Los Angeles County published a model hospital financial assistance application in September 2025, accompanied by best practice recommendations and a report analyzing hospital assistance policies. Officials designed these resources to make financial aid more accessible and equitable before debt occurs, addressing root causes rather than only managing consequences.
Many eligible patients never receive charity care because they don’t know assistance exists, can’t complete complex applications, or miss narrow windows for applying. Hospitals differ dramatically in how they communicate financial assistance availability, screen patients for eligibility, and process applications. Standardizing and improving these processes could prevent debt from forming in the first place.
Assembly Bill 1312, signed in October 2025, moves California toward automatic screening rather than application-based charity care. Starting in July 2027, hospitals must presumptively screen patients for financial assistance eligibility. Eligible patients will receive help automatically rather than navigating paperwork or managing billing disputes. County officials are partnering with L.A. Care Health Plan and the Hospital Association of Southern California to develop implementation supports, ensuring hospitals meet new standards effectively.
Combined with direct debt relief, these prevention efforts aim to reduce both current debt burdens and future debt accumulation. Residents who avoid debt in the first place never face collection calls, credit damage, or impossible choices between healthcare and other needs.
What Recipients Should Know and Do

Residents receiving letters should recognize them as legitimate communications, not scams or marketing. Official notifications arrive jointly from Los Angeles County and Undue Medical Debt, confirming specific debt amounts and account closures. No response is required, and recipients owe nothing for the service.
Debt relief does not affect eligibility for other public programs or benefits. Relief is not considered taxable income at the federal or state level.

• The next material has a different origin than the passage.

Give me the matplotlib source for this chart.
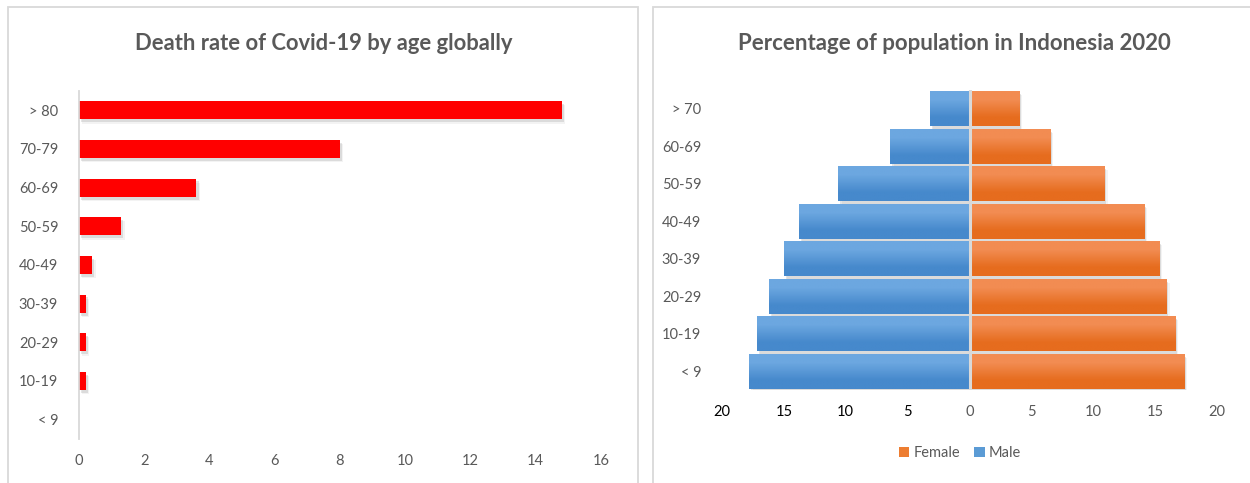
import matplotlib.pyplot as plt
import matplotlib.patheffects as pe
import numpy as np
from matplotlib.patches import Rectangle

plt.rcParams['font.family'] = ['Lato', 'DejaVu Sans']

# death rate (%) by age group, listed bottom to top
death_groups = ["< 9", "10-19", "20-29", "30-39", "40-49", "50-59", "60-69", "70-79", "> 80"]
death_rate = [0.0, 0.2, 0.2, 0.2, 0.4, 1.3, 3.6, 8.0, 14.8]

# Indonesia 2020 population share (%) by age group, bottom to top
pop_groups = ["< 9", "10-19", "20-29", "30-39", "40-49", "50-59", "60-69", "> 70"]
male_pct = [17.8, 17.2, 16.2, 15.0, 13.8, 10.6, 6.4, 3.2]
female_pct = [17.3, 16.6, 15.9, 15.3, 14.1, 10.9, 6.5, 4.0]

death_ticks = [0, 2, 4, 6, 8, 10, 12, 14, 16]
pop_ticks = [-20, -15, -10, -5, 0, 5, 10, 15, 20]

GREY_TEXT = "#595959"
GRID_GREY = "#d9d9d9"
W, H = 1250, 483

fig = plt.figure(figsize=(W / 100, H / 100), dpi=100)


def px_axes(x0, y0, x1, y1):
    return fig.add_axes([x0 / W, 1 - y1 / H, (x1 - x0) / W, (y1 - y0) / H])


def soft_shadow():
    return [pe.SimplePatchShadow(offset=(1.5, -2), shadow_rgbFace="#8c8c8c", alpha=0.22),
            pe.SimplePatchShadow(offset=(2.5, -3), shadow_rgbFace="#8c8c8c", alpha=0.10),
            pe.Normal()]


def gradient_fill(ax, bars, top, bottom):
    img = np.array([[top], [bottom]], dtype=float) / 255.0
    for b in bars:
        x, y = b.get_x(), b.get_y()
        w, h = b.get_width(), b.get_height()
        if w == 0:
            continue
        ax.imshow(img, extent=(x, x + w, y, y + h), origin="upper",
                  aspect="auto", interpolation="bilinear", zorder=3)


# chart frames
for x0, x1 in [(8, 638), (653, 1262)]:
    fig.patches.append(Rectangle((x0 / W, -0.05), (x1 - x0) / W, 1.05 - 7.5 / H,
                                 transform=fig.transFigure, fill=False,
                                 edgecolor=GRID_GREY, linewidth=1.3))

# left: death rate
ax1 = px_axes(79, 91, 601, 439)
y1 = np.arange(len(death_groups))
ax1.barh(y1, death_rate, height=0.47, color="#ff0000", zorder=2,
         path_effects=soft_shadow())
ax1.set_xlim(0, 16)
ax1.set_ylim(-0.5, len(death_groups) - 0.5)
ax1.set_yticks(y1, death_groups)
ax1.set_xticks(death_ticks, [str(t) for t in death_ticks])
for s in ["top", "right", "bottom"]:
    ax1.spines[s].set_visible(False)
ax1.spines["left"].set_color(GRID_GREY)
ax1.spines["left"].set_linewidth(1.3)
ax1.tick_params(length=0, labelsize=10.5, labelcolor=GREY_TEXT)
ax1.tick_params(axis="y", pad=15)
ax1.tick_params(axis="x", pad=11)
fig.text(324 / W, 1 - 43 / H, "Death rate of Covid-19 by age globally",
         ha="center", va="center", fontsize=15.8, fontweight="bold", color=GREY_TEXT)

# right: population pyramid
ax2 = px_axes(722, 90, 1217, 390)
y2 = np.arange(len(pop_groups))
m_bars = ax2.barh(y2, [-v for v in male_pct], height=0.93, color="#5b9bd5",
                  zorder=2, path_effects=soft_shadow(), label="Male")
f_bars = ax2.barh(y2, female_pct, height=0.93, color="#ed7d31",
                  zorder=2, path_effects=soft_shadow(), label="Female")
gradient_fill(ax2, m_bars, (108, 167, 224), (70, 137, 204))
gradient_fill(ax2, f_bars, (242, 140, 82), (230, 108, 30))
ax2.axvline(0, color=GRID_GREY, linewidth=2.2, zorder=4)
ax2.set_xlim(-20, 20)
ax2.set_ylim(-0.5, len(pop_groups) - 0.5)
ax2.set_yticks(y2, pop_groups)
ax2.set_xticks(pop_ticks, [str(abs(t)) for t in pop_ticks])
for s in ax2.spines.values():
    s.set_visible(False)
ax2.tick_params(length=0, labelsize=10.5, labelcolor=GREY_TEXT)
ax2.tick_params(axis="y", pad=15)
ax2.tick_params(axis="x", pad=11)
for lbl, t in zip(ax2.get_xticklabels(), pop_ticks):
    if t < 0:
        lbl.set_color("#000000")
fig.text(954 / W, 1 - 43 / H, "Percentage of population in Indonesia 2020",
         ha="center", va="center", fontsize=16, fontweight="bold", color=GREY_TEXT)

leg = ax2.legend(handles=[f_bars, m_bars], labels=["Female", "Male"],
                 loc="center", bbox_to_anchor=(960 / W, 1 - 453 / H),
                 bbox_transform=fig.transFigure, ncol=2, frameon=False,
                 fontsize=10.5, handlelength=0.7, handleheight=0.7,
                 handletextpad=0.3, columnspacing=1.0)
for t in leg.get_texts():
    t.set_color(GREY_TEXT)
for h in leg.legend_handles:
    h.set_path_effects([pe.Normal()])

fig.savefig("out.png", dpi=100)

Credit reporting bureaus should update records to reflect zero balances on affected accounts, though residents may need to monitor credit reports and dispute lingering inaccuracies.

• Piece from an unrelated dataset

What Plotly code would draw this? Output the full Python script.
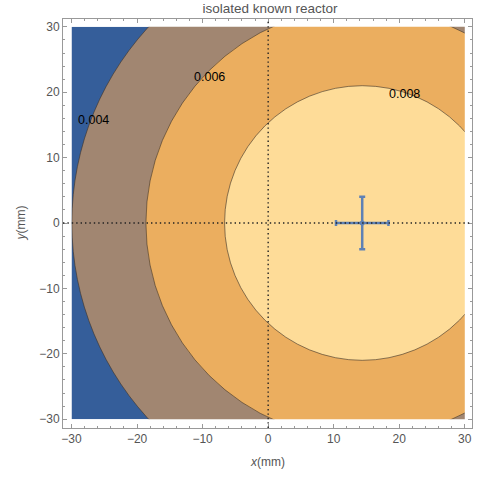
import plotly.graph_objects as go

# ---- data ----
levels = [0.004, 0.006, 0.008]          # contour levels
radii = [44.3, 33.0, 21.0]              # radius (mm) of each level around the source
source_x = [14.35]                      # fitted reactor position (mm)
source_y = [0.0]
source_err_x = [4.0]
source_err_y = [4.0]
label_x = [-26.6, -9.0, 20.8]           # where the level labels sit
label_y = [15.7, 22.4, 19.8]
region_colors = ["#355E9A", "#A18671", "#EBAE5F", "#FEDC98"]  # outside -> inside
data_lo, data_hi = -30, 30

fig = go.Figure()

shapes = []
shapes.append(dict(type="rect", xref="x", yref="y", x0=data_lo, x1=data_hi,
                   y0=data_lo, y1=data_hi, fillcolor=region_colors[0],
                   line=dict(width=0), layer="below"))
for r, col in zip(radii, region_colors[1:]):
    cx, cy = source_x[0], source_y[0]
    shapes.append(dict(type="circle", xref="x", yref="y",
                       x0=cx - r, x1=cx + r, y0=cy - r, y1=cy + r,
                       fillcolor=col, line=dict(color="rgba(60,50,40,0.75)", width=0.8),
                       layer="below"))
pad = 5
for (x0, x1, y0, y1) in [(data_lo - pad, data_lo, data_lo - pad, data_hi + pad),
                         (data_hi, data_hi + pad, data_lo - pad, data_hi + pad),
                         (data_lo - pad, data_hi + pad, data_hi, data_hi + pad),
                         (data_lo - pad, data_hi + pad, data_lo - pad, data_lo)]:
    shapes.append(dict(type="rect", xref="x", yref="y", x0=x0, x1=x1, y0=y0, y1=y1,
                       fillcolor="white", line=dict(width=0), layer="below"))
shapes.append(dict(type="line", xref="x", yref="paper", x0=0, x1=0, y0=0, y1=1,
                   line=dict(color="#222", width=1.4, dash="1.4px,3px"), layer="above"))
shapes.append(dict(type="line", xref="paper", yref="y", x0=0, x1=1, y0=0, y1=0,
                   line=dict(color="#222", width=1.4, dash="1.4px,3px"), layer="above"))

fig.add_trace(go.Scatter(
    x=source_x, y=source_y, mode="markers",
    marker=dict(color="#5E81B5", size=5),
    error_x=dict(type="data", array=source_err_x, color="#5E81B5", thickness=2.5, width=3),
    error_y=dict(type="data", array=source_err_y, color="#5E81B5", thickness=2.5, width=3),
    showlegend=False, hoverinfo="skip"))

annotations = []
for lv, lx, ly in zip(levels, label_x, label_y):
    annotations.append(dict(x=lx, y=ly, xref="x", yref="y", text=f"{lv:.3f}",
                            showarrow=False, font=dict(size=12.5, color="black",
                                                       family="Liberation Sans")))
annotations.append(dict(x=0.5, y=-0.105, xref="paper", yref="paper",
                        text="<i>x</i>(mm)", showarrow=False,
                        font=dict(size=12, color="#555", family="Liberation Sans")))
annotations.append(dict(x=-0.127, y=0.5, xref="paper", yref="paper",
                        text="<i>y</i>(mm)", showarrow=False, textangle=-90,
                        font=dict(size=12, color="#555", family="Liberation Sans")))

axis_common = dict(
    showgrid=False, zeroline=False, showline=True, linecolor="#999", linewidth=1,
    mirror="allticks", ticks="inside", ticklen=4, tickcolor="#999",
    tickfont=dict(size=12, color="#555", family="Liberation Sans"),
    tick0=0, dtick=10,
    minor=dict(ticks="inside", ticklen=2, dtick=2, tickcolor="#999", showgrid=False),
)

fig.update_layout(
    width=478, height=477,
    margin=dict(l=63, r=6, t=19, b=49),
    plot_bgcolor="white", paper_bgcolor="white",
    shapes=shapes, annotations=annotations,
    title=dict(text="isolated known reactor", x=0.565, xanchor="center", y=0.993, yanchor="top",
               font=dict(size=13.5, color="#555", family="Liberation Sans")),
    xaxis=dict(range=[-31.3, 31.1], **axis_common),
    yaxis=dict(range=[-31.35, 31.2], **axis_common),
    showlegend=False,
)

fig.write_html("out.html", config={"displayModeBar": False},
               post_script="document.body.style.margin='0';document.body.style.overflow='hidden';")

For future medical bills, Los Angeles County maintains resources at publichealth.lacounty.gov/hccp/medicalDebt/ covering charity care applications, legal assistance, consumer counseling, and tips for dealing with billing and collections. Residents facing new medical costs can explore financial assistance before bills become debt.
Building Foundation for Healthier Financial Future
Ferrer emphasized how eliminating financial burden creates space for residents to focus on what matters. Families freed from debt collection can redirect energy toward health maintenance, children’s needs, and building stability. Removing financial consequences from healthcare decisions encourages residents to seek needed care earlier rather than delaying until crises require expensive emergency intervention.
Long term health outcomes improve when people can afford prescriptions, attend follow up appointments, and address chronic conditions proactively. Medical debt relief, therefore, functions as both financial assistance and public health intervention, recognizing that economic stability and physical health remain inseparably linked.
County officials view the program as establishing groundwork for more equitable healthcare access across Los Angeles County. By demonstrating feasibility, measuring impact, and building partnerships, the pilot creates a model that could expand or inform other jurisdictions facing similar medical debt crises.
As letters continue arriving in mailboxes throughout December, 39,000 more families discover that their financial past no longer controls their future. For residents who open those envelopes, the government has delivered something increasingly rare in American healthcare. Actual relief, no strings attached, no application required. Just a burden lifted and a fresh start granted.